Es ist erstaunlich, wie hier ein intuitives Verständnis des
Wertbegriffes mit einem angeblich "wissenschaftlichen" Wertbegriff
zunehmend auseinander klafft. Aus Reichtum wird so Armut, aus Überfluss
wird Mangel. Die Bedürfnisse der Menschen, zumindest die materiellen,
die ja durch die kapitalistische Wirtschaft heute in viel größerem Maße
befriedigt werden, als vor 100 Jahren, ja sogar in einem solchen Maße,
dass ständig neue Bedürfnisse erzeugt werden müssen, um die immer größer
werdende Flut von Waren auch absetzen zu können, all der ganze Reichtum
ist, folgt man dem Marxschen Wertbegriff, eben *nicht* mehr wert, weil
ja die Menschen nicht mehr dafür schuften (müssen).

Man solte sich das auf der Zunge zergehen lassen: Nach der
Arbeitswertlehre geht es dem Arbeiter, sobald er sich bei gleicher
Arbeit *mehr* Konsum leisten kann, *schlechter* als vorher.

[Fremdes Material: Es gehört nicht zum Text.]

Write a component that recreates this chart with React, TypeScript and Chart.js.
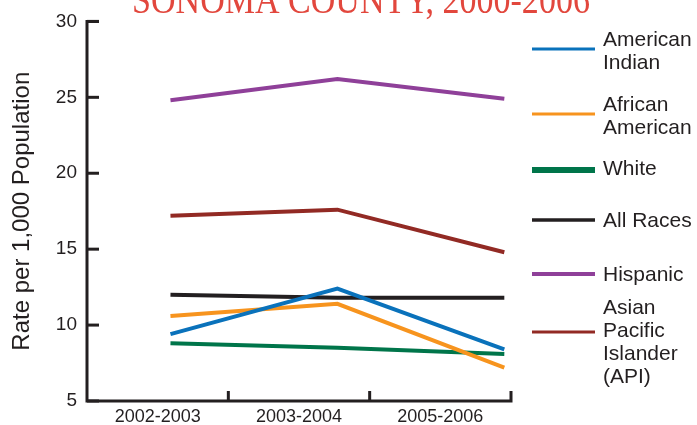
import React, { useEffect, useRef } from 'react';
import { Chart, registerables } from 'chart.js';

Chart.register(...registerables);

const chartTitle = 'SONOMA COUNTY, 2000-2006';
const categories = ['2002-2003', '2003-2004', '2005-2006'];
const categoryIndex = [0, 1, 2];
const yAxisTitle = 'Rate per 1,000 Population';
const yMin = 5;
const yMax = 30;
const yStep = 5;

const seriesLabels = [
  ['American', 'Indian'],
  ['African', 'American'],
  ['White'],
  ['All Races'],
  ['Hispanic'],
  ['Asian', 'Pacific', 'Islander', '(API)'],
];
const americanIndian = [9.4, 12.4, 8.4];
const africanAmerican = [10.6, 11.4, 7.2];
const white = [8.8, 8.5, 8.1];
const allRaces = [12.0, 11.8, 11.8];
const hispanic = [24.8, 26.2, 24.9];
const asianPacificIslander = [17.2, 17.6, 14.8];

const seriesValues = [americanIndian, africanAmerican, white, allRaces, hispanic, asianPacificIslander];
const seriesColors = ['#0a72bb', '#f7941e', '#00754a', '#231f20', '#8f4099', '#922a24'];

const INK = '#231f20';
const SANS = '"Liberation Sans", Arial, sans-serif';
const SERIF = '"Liberation Serif", "Times New Roman", serif';

// legend layout (px), not data
const legendLineY = [49, 114, 170, 220, 274, 332];
const legendLineW = [3, 3, 6, 3.5, 4, 3];
const legendTextBaseline = [46, 111, 175, 227, 281, 314];

const decoPlugin = {
  id: 'deco',
  afterDraw(chart: any) {
    const { ctx, chartArea, scales } = chart;
    const { left, right, top, bottom } = chartArea;
    const ys = scales.y;
    const xs = scales.x;
    ctx.save();
    // axes
    ctx.strokeStyle = INK;
    ctx.lineWidth = 3;
    ctx.lineJoin = 'miter';
    ctx.lineCap = 'butt';
    ctx.beginPath();
    ctx.moveTo(left + 12, top);
    ctx.lineTo(left, top);
    ctx.lineTo(left, bottom);
    ctx.lineTo(right, bottom);
    ctx.lineTo(right, bottom - 10);
    ctx.stroke();
    ys.ticks.forEach((_t: any, i: number) => {
      const py = ys.getPixelForTick(i);
      ctx.beginPath();
      ctx.moveTo(left, py);
      ctx.lineTo(left + 12, py);
      ctx.stroke();
    });
    for (let i = 1; i < categories.length; i++) {
      const px = xs.getPixelForValue(i - 0.5);
      ctx.beginPath();
      ctx.moveTo(px, bottom);
      ctx.lineTo(px, bottom - 10);
      ctx.stroke();
    }
    // title (cut off at the top like the reference)
    ctx.save();
    ctx.fillStyle = '#e2473d';
    ctx.font = '41px ' + SERIF;
    ctx.textAlign = 'center';
    ctx.textBaseline = 'alphabetic';
    ctx.translate(361, 13);
    ctx.scale(0.83, 1);
    ctx.fillText(chartTitle, 0, 0);
    ctx.restore();
    // legend
    ctx.font = '21px ' + SANS;
    ctx.textAlign = 'left';
    ctx.textBaseline = 'alphabetic';
    seriesLabels.forEach((lines, i) => {
      ctx.strokeStyle = seriesColors[i];
      ctx.lineWidth = legendLineW[i];
      ctx.beginPath();
      ctx.moveTo(right + 21, legendLineY[i]);
      ctx.lineTo(right + 84, legendLineY[i]);
      ctx.stroke();
      ctx.fillStyle = INK;
      lines.forEach((ln, j) => {
        ctx.fillText(ln, right + 92, legendTextBaseline[i] + j * 23);
      });
    });
    ctx.restore();
  },
};

export default function App() {
  const ref = useRef<HTMLCanvasElement>(null);
  useEffect(() => {
    const canvas = ref.current;
    if (!canvas) return;
    const chart = new Chart(canvas, {
      type: 'line',
      data: {
        labels: categories,
        datasets: seriesValues.map((vals, i) => ({
          label: seriesLabels[i].join(' '),
          data: vals.map((v, k) => ({ x: categoryIndex[k], y: v })),
          xAxisID: 'xd',
          borderColor: seriesColors[i],
          backgroundColor: seriesColors[i],
          borderWidth: 4,
          pointRadius: 0,
          pointHoverRadius: 0,
          tension: 0,
          fill: false,
        })),
      },
      options: {
        responsive: false,
        animation: false,
        events: [],
        layout: { padding: { top: 20, right: 186, bottom: 0, left: 0 } },
        plugins: {
          legend: { display: false },
          title: { display: false },
          tooltip: { enabled: false },
        },
        scales: {
          xd: {
            type: 'linear',
            display: false,
            min: -0.5,
            max: 2.04,
          },
          x: {
            type: 'category',
            position: 'bottom',
            offset: true,
            grid: { display: false, drawTicks: false },
            border: { display: false },
            ticks: {
              color: INK,
              font: { family: SANS, size: 18 },
              padding: 5,
              maxRotation: 0,
              autoSkip: false,
            },
            afterFit: (s: any) => { s.height = 24; },
          },
          y: {
            type: 'linear',
            min: yMin,
            max: yMax,
            grid: { display: false, drawTicks: false },
            border: { display: false },
            ticks: {
              stepSize: yStep,
              color: INK,
              font: { family: SANS, size: 19 },
              padding: 10,
            },
            title: {
              display: true,
              text: yAxisTitle,
              color: INK,
              font: { family: SANS, size: 24 },
              padding: { top: 8, bottom: 0 },
            },
            afterFit: (s: any) => { s.width = 87; },
          },
        },
      },
      plugins: [decoPlugin],
    });
    return () => chart.destroy();
  }, []);
  return (
    <div style={{ position: 'fixed', left: 0, top: 0, width: 697, height: 425, background: '#fff' }}>
      <canvas ref={ref} width={697} height={425} style={{ display: 'block' }} />
    </div>
  );
}
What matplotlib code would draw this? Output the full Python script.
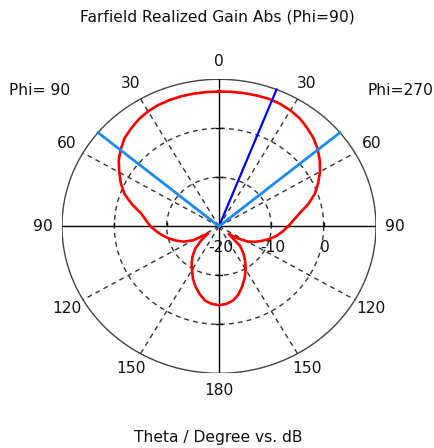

Wie kann man im übrigen den Umstand erklären, dass diese ungeheure
Deflation der "Warenwerte" sich keineswegs in den Warenpreisen spiegelt,
diese sich vielmehr nach einem offenbar ganz anderen Muster entwickeln,
als der "Wert" dieser Waren? Wie Achim in seinem Buch schon bemerkt hat,
käme dies einer ungeheuren Inflation gleich, die Geldmenge müsste also
gewaltig gestiegen sein. Das ist nun tatsächlich der Fall, aber es
bleibt die Frage: warum?

Wenn "Wert" im marxschen Sinne und Preis als reale wirtschaftliche
Gegebenheit so stark auseinander fallen, liegt das dann vielleicht
(auch) an einer falschen Vorstellung vom Geld und seiner Funktion in der
kapitalistischen Wirtschaft?

Ich denke, dass in der Formel G-W-G' viel mehr steckt, als man auf den
ersten Blick sieht. Vor allem steckt darin die im Grunde einfache aber
enorm wichtige Tatsache, dass das Geld bei diesem Prozess *am Anfang*
steht, wie auch *am Ende*. Eine Wirtschaftstheorie, die davon ausgeht,
dass Geld "einfach da" ist (nachdem es wie eine Ware mittels
Arbeitseinsatz "produziert" wurde, weil man Form und Inhalt nicht
trennt) und nur dem "Warenaustausch" dient, kann daher den
Wirtschaftsprozess, wie er tatsächlich abläuft, nicht verstehen. Marx
beschäftigt sich interessanterweise ja auch mit der Frage, wo das G im
G-W-G' eigentlich ursprünglich her kommt. Er stellt diese Frage als die
nach der "ursprünglichen Akkumulation". Da er aber der falschen
Warengeld-Theorie anhängt, das Geld also mit dem Material identifiziert
aus dem es besteht, stellt sich die Frage nach dem Ursprung des Geldes
gar nicht, sondern nur danach, wie es in genügender Menge in die Hände
des Kapitalisten gelangt (nämlich durch gewaltsame Aneignung, d.h. Raub
und Mord).

Eine korrekte Vorstellung vom Geld als einem Symbol, einem Zeichen
dessen grundlegender Charakter rein informativ ist, weil es
*Eigentumsverhältnisse*, also Rechtsverhältnisse dokumentiert, eröffnet
ganz andere Erklärungen, sowohl der ursprüglichen, als auch der
entwickelten Akkumulation, wobei die ursprügliche Akkumulation dann als
ein - auch heutzutage - permanent wirksamer dynamischer Prozess
begriffen werden kann. Die Vorgänge der *Geldschöpfung* und der
*Verschuldung* treten dabei in den Vordergrund der Betrachtung, weil sie
in der entwickelten Geldwirtschaft den Anfangspunkt einer jeden
wirtschaftlichen Aktivität darstellen.